[AIM] Keep only the lines of the listing that include the word "this", and copy them.

········

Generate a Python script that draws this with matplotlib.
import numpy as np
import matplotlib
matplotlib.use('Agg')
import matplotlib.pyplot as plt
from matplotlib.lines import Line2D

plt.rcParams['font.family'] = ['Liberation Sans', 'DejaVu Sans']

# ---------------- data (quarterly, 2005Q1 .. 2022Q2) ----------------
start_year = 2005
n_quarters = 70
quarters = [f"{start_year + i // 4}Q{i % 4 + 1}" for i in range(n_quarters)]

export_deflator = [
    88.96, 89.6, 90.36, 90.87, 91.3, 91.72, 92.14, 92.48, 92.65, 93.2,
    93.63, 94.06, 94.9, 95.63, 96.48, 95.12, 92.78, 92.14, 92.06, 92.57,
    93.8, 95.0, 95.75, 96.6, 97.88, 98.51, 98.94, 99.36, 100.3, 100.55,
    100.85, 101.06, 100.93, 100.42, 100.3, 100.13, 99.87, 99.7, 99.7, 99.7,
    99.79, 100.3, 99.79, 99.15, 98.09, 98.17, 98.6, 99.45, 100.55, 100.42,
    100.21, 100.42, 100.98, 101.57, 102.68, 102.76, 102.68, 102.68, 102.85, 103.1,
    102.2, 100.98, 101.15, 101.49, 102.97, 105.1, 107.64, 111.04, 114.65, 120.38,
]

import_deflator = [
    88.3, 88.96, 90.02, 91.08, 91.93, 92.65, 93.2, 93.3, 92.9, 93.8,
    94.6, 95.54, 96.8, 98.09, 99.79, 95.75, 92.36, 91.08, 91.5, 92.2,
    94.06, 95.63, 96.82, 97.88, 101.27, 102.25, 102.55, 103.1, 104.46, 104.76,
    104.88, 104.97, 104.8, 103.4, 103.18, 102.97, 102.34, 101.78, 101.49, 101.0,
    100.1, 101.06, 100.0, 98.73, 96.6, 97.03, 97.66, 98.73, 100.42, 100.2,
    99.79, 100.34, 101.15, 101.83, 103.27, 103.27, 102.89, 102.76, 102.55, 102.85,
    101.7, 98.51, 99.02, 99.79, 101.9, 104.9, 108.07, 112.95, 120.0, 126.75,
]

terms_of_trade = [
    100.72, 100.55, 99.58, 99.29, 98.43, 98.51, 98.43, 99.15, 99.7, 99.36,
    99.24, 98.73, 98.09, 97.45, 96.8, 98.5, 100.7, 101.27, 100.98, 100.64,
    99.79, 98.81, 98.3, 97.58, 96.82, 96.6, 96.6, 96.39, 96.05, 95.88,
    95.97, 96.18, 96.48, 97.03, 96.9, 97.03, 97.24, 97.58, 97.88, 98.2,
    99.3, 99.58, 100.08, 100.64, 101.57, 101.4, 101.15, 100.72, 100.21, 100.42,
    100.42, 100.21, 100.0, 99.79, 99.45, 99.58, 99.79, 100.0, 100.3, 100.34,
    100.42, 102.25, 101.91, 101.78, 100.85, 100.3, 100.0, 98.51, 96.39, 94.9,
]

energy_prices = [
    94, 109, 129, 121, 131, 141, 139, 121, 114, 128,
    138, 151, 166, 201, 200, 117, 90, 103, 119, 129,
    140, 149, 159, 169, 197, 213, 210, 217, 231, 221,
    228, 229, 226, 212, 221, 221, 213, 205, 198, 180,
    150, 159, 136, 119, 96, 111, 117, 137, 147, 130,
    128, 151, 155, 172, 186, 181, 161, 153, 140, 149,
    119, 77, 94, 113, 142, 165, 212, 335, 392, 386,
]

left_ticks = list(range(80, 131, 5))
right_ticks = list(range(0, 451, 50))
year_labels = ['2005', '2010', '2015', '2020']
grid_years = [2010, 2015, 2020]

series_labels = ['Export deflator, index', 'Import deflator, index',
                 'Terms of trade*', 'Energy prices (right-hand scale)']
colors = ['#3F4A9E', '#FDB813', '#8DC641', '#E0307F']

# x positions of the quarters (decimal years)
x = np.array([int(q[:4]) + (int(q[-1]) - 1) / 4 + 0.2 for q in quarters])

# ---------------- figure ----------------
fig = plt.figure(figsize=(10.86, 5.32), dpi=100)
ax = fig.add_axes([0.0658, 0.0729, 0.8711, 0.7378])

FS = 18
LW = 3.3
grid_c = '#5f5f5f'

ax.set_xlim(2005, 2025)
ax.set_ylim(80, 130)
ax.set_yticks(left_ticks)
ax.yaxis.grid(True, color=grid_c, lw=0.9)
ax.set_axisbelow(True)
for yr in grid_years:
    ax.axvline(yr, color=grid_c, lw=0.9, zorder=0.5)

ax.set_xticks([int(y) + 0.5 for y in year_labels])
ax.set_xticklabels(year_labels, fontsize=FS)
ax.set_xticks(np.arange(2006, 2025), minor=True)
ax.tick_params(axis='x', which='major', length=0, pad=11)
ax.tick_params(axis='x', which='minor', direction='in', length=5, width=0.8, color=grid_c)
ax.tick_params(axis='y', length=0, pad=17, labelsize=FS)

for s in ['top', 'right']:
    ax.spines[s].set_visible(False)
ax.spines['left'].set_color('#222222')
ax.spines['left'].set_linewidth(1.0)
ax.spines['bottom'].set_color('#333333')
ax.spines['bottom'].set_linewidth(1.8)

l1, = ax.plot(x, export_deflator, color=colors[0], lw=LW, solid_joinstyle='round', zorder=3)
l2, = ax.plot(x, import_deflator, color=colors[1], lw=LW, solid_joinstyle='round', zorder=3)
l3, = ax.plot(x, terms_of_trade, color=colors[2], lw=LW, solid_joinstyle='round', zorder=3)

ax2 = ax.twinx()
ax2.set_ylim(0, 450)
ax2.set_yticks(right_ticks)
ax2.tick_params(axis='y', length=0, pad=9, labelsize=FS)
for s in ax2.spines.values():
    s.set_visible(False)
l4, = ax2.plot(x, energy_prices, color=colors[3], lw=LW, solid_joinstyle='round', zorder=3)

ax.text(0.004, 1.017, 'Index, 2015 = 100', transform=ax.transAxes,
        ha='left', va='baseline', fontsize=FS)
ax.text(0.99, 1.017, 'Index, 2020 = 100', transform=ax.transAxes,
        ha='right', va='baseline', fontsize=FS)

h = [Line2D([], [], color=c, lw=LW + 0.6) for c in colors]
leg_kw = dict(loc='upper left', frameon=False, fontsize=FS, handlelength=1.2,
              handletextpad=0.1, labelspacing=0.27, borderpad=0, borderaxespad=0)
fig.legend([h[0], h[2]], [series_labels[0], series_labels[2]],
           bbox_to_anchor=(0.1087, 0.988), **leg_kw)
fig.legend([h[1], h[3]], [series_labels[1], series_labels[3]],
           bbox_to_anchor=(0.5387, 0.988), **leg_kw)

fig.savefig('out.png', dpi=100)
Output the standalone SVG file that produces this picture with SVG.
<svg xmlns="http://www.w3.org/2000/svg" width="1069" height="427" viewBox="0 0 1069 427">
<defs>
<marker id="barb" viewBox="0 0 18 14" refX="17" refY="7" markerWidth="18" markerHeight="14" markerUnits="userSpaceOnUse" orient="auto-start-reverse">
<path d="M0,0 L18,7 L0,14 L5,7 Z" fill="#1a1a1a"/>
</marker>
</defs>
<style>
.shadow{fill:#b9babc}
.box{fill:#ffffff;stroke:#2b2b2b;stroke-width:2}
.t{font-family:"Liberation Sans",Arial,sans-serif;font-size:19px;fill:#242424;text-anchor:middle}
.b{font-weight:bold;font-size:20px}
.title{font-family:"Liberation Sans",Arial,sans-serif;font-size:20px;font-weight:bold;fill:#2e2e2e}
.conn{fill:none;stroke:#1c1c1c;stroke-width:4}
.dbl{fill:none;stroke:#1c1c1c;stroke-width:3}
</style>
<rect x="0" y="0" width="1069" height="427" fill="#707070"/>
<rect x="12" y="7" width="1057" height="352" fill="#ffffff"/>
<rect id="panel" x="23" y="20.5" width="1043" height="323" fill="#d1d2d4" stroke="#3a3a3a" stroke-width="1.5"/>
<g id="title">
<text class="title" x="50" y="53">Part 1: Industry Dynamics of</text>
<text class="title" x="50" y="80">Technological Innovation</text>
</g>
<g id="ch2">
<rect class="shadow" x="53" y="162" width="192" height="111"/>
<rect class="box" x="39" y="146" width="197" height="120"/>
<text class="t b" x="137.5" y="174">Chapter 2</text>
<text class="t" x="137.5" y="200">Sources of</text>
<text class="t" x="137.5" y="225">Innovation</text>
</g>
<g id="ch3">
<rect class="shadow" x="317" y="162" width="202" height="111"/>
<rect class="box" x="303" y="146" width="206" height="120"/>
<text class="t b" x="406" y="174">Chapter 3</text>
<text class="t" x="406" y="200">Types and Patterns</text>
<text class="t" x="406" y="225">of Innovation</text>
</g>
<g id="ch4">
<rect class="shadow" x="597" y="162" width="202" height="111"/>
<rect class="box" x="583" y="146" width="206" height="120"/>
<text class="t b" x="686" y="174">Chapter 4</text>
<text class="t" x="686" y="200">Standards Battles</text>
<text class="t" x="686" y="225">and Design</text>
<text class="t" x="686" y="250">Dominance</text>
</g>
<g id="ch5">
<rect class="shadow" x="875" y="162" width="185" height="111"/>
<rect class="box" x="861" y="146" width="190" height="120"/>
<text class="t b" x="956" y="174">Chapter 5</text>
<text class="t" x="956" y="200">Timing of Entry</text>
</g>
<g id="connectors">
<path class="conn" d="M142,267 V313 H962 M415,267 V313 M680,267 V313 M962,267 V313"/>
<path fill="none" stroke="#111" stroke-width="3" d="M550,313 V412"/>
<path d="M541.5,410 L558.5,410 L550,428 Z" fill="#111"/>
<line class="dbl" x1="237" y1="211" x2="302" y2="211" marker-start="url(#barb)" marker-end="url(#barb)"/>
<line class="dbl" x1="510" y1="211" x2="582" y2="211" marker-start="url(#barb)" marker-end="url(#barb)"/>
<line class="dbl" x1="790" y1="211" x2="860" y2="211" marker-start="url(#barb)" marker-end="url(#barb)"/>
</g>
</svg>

········

[COMPLETED EXERCISE]
Generate a Python script that draws this with matplotlib.
Output the standalone SVG file that produces this picture with SVG.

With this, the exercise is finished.